▸ **Exercise**:
Look through the records below, count the lines with the word "this", and reply with only the number.

▸ **Data shown**:
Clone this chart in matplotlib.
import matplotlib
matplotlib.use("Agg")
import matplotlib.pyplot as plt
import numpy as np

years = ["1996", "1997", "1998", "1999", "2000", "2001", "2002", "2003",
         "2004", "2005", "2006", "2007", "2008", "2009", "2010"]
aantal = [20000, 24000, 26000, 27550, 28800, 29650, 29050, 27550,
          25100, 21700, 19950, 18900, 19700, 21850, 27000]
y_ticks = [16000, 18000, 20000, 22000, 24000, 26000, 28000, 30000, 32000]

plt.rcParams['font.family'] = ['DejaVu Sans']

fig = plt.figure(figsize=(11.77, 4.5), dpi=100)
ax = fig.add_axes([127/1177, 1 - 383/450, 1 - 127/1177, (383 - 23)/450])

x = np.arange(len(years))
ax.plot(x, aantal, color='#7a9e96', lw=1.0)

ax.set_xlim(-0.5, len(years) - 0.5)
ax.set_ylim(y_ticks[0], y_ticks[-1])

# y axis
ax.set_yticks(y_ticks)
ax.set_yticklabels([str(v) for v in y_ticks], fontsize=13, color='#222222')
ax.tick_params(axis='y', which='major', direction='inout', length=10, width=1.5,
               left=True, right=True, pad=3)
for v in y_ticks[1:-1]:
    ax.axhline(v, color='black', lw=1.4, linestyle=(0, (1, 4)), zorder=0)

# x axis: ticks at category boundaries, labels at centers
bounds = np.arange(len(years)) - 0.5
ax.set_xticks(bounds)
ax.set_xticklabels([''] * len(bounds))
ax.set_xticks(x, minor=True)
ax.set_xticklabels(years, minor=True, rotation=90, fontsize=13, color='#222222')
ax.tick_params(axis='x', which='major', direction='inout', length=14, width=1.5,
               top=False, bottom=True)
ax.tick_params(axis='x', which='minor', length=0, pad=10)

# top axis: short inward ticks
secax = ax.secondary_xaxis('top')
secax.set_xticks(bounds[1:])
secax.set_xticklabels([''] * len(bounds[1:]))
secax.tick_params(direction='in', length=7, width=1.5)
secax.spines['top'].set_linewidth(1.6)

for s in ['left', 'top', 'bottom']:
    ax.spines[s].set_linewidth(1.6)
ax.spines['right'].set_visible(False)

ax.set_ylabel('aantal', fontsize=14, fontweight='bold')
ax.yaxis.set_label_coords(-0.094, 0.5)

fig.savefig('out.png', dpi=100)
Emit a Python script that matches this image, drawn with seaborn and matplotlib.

▸ **Exercise response**:
2